■ The request
Omit any picture, and return the remaining data exactly as written.

## Start Material provided

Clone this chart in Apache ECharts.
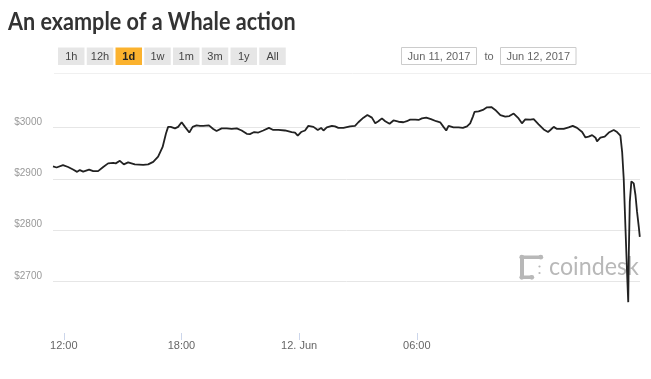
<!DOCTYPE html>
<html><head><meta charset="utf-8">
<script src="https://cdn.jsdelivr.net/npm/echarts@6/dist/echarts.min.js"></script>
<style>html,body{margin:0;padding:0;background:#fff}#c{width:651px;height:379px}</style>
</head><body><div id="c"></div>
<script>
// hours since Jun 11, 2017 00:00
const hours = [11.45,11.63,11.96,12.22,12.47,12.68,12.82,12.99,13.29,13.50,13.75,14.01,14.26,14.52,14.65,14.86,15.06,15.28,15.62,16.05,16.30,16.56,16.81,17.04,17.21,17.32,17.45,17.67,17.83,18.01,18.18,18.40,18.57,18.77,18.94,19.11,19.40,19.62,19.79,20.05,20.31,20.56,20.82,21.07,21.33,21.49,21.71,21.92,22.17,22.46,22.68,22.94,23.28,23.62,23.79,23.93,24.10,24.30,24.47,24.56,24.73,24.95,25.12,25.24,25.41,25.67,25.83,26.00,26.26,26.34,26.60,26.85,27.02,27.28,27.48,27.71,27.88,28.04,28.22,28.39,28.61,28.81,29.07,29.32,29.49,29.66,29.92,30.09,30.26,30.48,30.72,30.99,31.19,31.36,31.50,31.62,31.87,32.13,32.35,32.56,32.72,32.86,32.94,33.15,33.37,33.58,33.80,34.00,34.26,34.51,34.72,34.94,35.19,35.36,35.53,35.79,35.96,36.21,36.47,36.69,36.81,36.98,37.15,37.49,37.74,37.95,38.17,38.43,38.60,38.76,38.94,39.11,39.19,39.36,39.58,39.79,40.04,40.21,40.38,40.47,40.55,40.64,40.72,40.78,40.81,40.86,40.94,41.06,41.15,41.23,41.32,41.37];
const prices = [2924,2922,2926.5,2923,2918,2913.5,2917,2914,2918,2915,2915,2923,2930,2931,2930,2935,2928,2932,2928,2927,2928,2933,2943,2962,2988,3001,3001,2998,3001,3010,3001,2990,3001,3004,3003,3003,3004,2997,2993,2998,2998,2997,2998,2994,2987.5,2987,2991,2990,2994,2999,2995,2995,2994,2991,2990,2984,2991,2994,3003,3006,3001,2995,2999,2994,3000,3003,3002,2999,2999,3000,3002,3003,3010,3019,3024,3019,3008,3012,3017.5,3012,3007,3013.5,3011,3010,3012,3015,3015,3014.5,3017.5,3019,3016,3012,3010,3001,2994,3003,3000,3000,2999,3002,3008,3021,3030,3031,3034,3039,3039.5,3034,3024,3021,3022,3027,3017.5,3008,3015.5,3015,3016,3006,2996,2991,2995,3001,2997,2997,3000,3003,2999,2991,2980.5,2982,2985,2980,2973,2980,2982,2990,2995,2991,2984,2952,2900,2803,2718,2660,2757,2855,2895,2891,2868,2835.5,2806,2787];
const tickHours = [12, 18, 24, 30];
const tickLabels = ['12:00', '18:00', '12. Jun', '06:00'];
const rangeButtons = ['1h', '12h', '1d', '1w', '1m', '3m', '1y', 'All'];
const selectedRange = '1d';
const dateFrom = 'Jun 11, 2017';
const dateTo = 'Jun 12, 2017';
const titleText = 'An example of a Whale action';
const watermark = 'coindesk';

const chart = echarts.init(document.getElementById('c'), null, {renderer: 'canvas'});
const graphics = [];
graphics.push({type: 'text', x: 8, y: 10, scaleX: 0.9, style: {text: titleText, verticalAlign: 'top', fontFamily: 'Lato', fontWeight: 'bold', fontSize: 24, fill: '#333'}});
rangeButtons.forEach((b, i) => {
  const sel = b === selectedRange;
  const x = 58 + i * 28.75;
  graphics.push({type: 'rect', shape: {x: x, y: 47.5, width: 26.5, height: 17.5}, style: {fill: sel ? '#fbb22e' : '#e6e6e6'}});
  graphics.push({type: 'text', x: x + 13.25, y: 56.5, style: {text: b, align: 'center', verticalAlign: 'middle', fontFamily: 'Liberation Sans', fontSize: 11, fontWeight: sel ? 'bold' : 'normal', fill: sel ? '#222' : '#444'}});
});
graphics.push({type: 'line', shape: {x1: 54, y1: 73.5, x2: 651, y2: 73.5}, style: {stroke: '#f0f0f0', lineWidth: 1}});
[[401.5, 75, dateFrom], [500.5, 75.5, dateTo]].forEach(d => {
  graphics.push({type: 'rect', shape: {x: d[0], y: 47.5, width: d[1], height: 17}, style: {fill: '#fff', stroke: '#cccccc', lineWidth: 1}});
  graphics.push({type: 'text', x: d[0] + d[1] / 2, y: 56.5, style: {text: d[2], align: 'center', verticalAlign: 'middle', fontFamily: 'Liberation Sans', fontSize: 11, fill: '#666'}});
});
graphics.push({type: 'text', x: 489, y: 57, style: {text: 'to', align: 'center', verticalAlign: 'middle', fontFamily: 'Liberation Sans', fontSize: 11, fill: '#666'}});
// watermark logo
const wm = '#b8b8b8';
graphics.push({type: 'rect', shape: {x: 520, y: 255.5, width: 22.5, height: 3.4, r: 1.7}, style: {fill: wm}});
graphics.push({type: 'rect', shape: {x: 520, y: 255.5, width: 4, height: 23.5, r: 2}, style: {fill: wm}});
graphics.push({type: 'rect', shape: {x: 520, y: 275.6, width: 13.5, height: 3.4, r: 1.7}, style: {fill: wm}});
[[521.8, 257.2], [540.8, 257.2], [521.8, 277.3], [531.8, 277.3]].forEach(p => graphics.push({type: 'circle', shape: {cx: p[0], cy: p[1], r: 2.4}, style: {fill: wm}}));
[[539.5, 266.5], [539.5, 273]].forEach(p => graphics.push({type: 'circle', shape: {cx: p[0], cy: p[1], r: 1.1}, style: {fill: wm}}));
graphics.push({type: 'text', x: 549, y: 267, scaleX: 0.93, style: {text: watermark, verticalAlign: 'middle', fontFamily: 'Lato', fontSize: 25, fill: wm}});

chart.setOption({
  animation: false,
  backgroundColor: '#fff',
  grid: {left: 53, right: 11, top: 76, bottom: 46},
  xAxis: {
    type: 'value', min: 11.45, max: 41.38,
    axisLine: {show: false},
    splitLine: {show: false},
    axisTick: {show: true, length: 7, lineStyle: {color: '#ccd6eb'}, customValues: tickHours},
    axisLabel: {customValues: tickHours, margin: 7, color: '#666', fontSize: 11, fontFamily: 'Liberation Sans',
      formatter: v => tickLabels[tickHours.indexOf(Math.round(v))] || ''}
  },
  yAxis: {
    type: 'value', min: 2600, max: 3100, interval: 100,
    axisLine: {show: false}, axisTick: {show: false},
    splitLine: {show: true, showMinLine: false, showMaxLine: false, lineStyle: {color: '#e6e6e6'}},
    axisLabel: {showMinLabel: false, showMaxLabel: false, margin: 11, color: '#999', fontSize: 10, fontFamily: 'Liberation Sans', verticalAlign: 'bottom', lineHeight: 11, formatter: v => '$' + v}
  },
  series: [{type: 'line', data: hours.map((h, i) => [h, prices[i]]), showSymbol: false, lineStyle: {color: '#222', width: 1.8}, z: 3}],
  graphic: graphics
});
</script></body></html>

## End Material provided

■ Solution to this exercise
Clone this chart in Apache ECharts.
<!DOCTYPE html>
<html><head><meta charset="utf-8">
<script src="https://cdn.jsdelivr.net/npm/echarts@6/dist/echarts.min.js"></script>
<style>html,body{margin:0;padding:0;background:#fff}#c{width:651px;height:379px}</style>
</head><body><div id="c"></div>
<script>
// hours since Jun 11, 2017 00:00
const hours = [11.45,11.63,11.96,12.22,12.47,12.68,12.82,12.99,13.29,13.50,13.75,14.01,14.26,14.52,14.65,14.86,15.06,15.28,15.62,16.05,16.30,16.56,16.81,17.04,17.21,17.32,17.45,17.67,17.83,18.01,18.18,18.40,18.57,18.77,18.94,19.11,19.40,19.62,19.79,20.05,20.31,20.56,20.82,21.07,21.33,21.49,21.71,21.92,22.17,22.46,22.68,22.94,23.28,23.62,23.79,23.93,24.10,24.30,24.47,24.56,24.73,24.95,25.12,25.24,25.41,25.67,25.83,26.00,26.26,26.34,26.60,26.85,27.02,27.28,27.48,27.71,27.88,28.04,28.22,28.39,28.61,28.81,29.07,29.32,29.49,29.66,29.92,30.09,30.26,30.48,30.72,30.99,31.19,31.36,31.50,31.62,31.87,32.13,32.35,32.56,32.72,32.86,32.94,33.15,33.37,33.58,33.80,34.00,34.26,34.51,34.72,34.94,35.19,35.36,35.53,35.79,35.96,36.21,36.47,36.69,36.81,36.98,37.15,37.49,37.74,37.95,38.17,38.43,38.60,38.76,38.94,39.11,39.19,39.36,39.58,39.79,40.04,40.21,40.38,40.47,40.55,40.64,40.72,40.78,40.81,40.86,40.94,41.06,41.15,41.23,41.32,41.37];
const prices = [2924,2922,2926.5,2923,2918,2913.5,2917,2914,2918,2915,2915,2923,2930,2931,2930,2935,2928,2932,2928,2927,2928,2933,2943,2962,2988,3001,3001,2998,3001,3010,3001,2990,3001,3004,3003,3003,3004,2997,2993,2998,2998,2997,2998,2994,2987.5,2987,2991,2990,2994,2999,2995,2995,2994,2991,2990,2984,2991,2994,3003,3006,3001,2995,2999,2994,3000,3003,3002,2999,2999,3000,3002,3003,3010,3019,3024,3019,3008,3012,3017.5,3012,3007,3013.5,3011,3010,3012,3015,3015,3014.5,3017.5,3019,3016,3012,3010,3001,2994,3003,3000,3000,2999,3002,3008,3021,3030,3031,3034,3039,3039.5,3034,3024,3021,3022,3027,3017.5,3008,3015.5,3015,3016,3006,2996,2991,2995,3001,2997,2997,3000,3003,2999,2991,2980.5,2982,2985,2980,2973,2980,2982,2990,2995,2991,2984,2952,2900,2803,2718,2660,2757,2855,2895,2891,2868,2835.5,2806,2787];
const tickHours = [12, 18, 24, 30];
const tickLabels = ['12:00', '18:00', '12. Jun', '06:00'];
const rangeButtons = ['1h', '12h', '1d', '1w', '1m', '3m', '1y', 'All'];
const selectedRange = '1d';
const dateFrom = 'Jun 11, 2017';
const dateTo = 'Jun 12, 2017';
const titleText = 'An example of a Whale action';
const watermark = 'coindesk';

const chart = echarts.init(document.getElementById('c'), null, {renderer: 'canvas'});
const graphics = [];
graphics.push({type: 'text', x: 8, y: 10, scaleX: 0.9, style: {text: titleText, verticalAlign: 'top', fontFamily: 'Lato', fontWeight: 'bold', fontSize: 24, fill: '#333'}});
rangeButtons.forEach((b, i) => {
  const sel = b === selectedRange;
  const x = 58 + i * 28.75;
  graphics.push({type: 'rect', shape: {x: x, y: 47.5, width: 26.5, height: 17.5}, style: {fill: sel ? '#fbb22e' : '#e6e6e6'}});
  graphics.push({type: 'text', x: x + 13.25, y: 56.5, style: {text: b, align: 'center', verticalAlign: 'middle', fontFamily: 'Liberation Sans', fontSize: 11, fontWeight: sel ? 'bold' : 'normal', fill: sel ? '#222' : '#444'}});
});
graphics.push({type: 'line', shape: {x1: 54, y1: 73.5, x2: 651, y2: 73.5}, style: {stroke: '#f0f0f0', lineWidth: 1}});
[[401.5, 75, dateFrom], [500.5, 75.5, dateTo]].forEach(d => {
  graphics.push({type: 'rect', shape: {x: d[0], y: 47.5, width: d[1], height: 17}, style: {fill: '#fff', stroke: '#cccccc', lineWidth: 1}});
  graphics.push({type: 'text', x: d[0] + d[1] / 2, y: 56.5, style: {text: d[2], align: 'center', verticalAlign: 'middle', fontFamily: 'Liberation Sans', fontSize: 11, fill: '#666'}});
});
graphics.push({type: 'text', x: 489, y: 57, style: {text: 'to', align: 'center', verticalAlign: 'middle', fontFamily: 'Liberation Sans', fontSize: 11, fill: '#666'}});
// watermark logo
const wm = '#b8b8b8';
graphics.push({type: 'rect', shape: {x: 520, y: 255.5, width: 22.5, height: 3.4, r: 1.7}, style: {fill: wm}});
graphics.push({type: 'rect', shape: {x: 520, y: 255.5, width: 4, height: 23.5, r: 2}, style: {fill: wm}});
graphics.push({type: 'rect', shape: {x: 520, y: 275.6, width: 13.5, height: 3.4, r: 1.7}, style: {fill: wm}});
[[521.8, 257.2], [540.8, 257.2], [521.8, 277.3], [531.8, 277.3]].forEach(p => graphics.push({type: 'circle', shape: {cx: p[0], cy: p[1], r: 2.4}, style: {fill: wm}}));
[[539.5, 266.5], [539.5, 273]].forEach(p => graphics.push({type: 'circle', shape: {cx: p[0], cy: p[1], r: 1.1}, style: {fill: wm}}));
graphics.push({type: 'text', x: 549, y: 267, scaleX: 0.93, style: {text: watermark, verticalAlign: 'middle', fontFamily: 'Lato', fontSize: 25, fill: wm}});

chart.setOption({
  animation: false,
  backgroundColor: '#fff',
  grid: {left: 53, right: 11, top: 76, bottom: 46},
  xAxis: {
    type: 'value', min: 11.45, max: 41.38,
    axisLine: {show: false},
    splitLine: {show: false},
    axisTick: {show: true, length: 7, lineStyle: {color: '#ccd6eb'}, customValues: tickHours},
    axisLabel: {customValues: tickHours, margin: 7, color: '#666', fontSize: 11, fontFamily: 'Liberation Sans',
      formatter: v => tickLabels[tickHours.indexOf(Math.round(v))] || ''}
  },
  yAxis: {
    type: 'value', min: 2600, max: 3100, interval: 100,
    axisLine: {show: false}, axisTick: {show: false},
    splitLine: {show: true, showMinLine: false, showMaxLine: false, lineStyle: {color: '#e6e6e6'}},
    axisLabel: {showMinLabel: false, showMaxLabel: false, margin: 11, color: '#999', fontSize: 10, fontFamily: 'Liberation Sans', verticalAlign: 'bottom', lineHeight: 11, formatter: v => '$' + v}
  },
  series: [{type: 'line', data: hours.map((h, i) => [h, prices[i]]), showSymbol: false, lineStyle: {color: '#222', width: 1.8}, z: 3}],
  graphic: graphics
});
</script></body></html>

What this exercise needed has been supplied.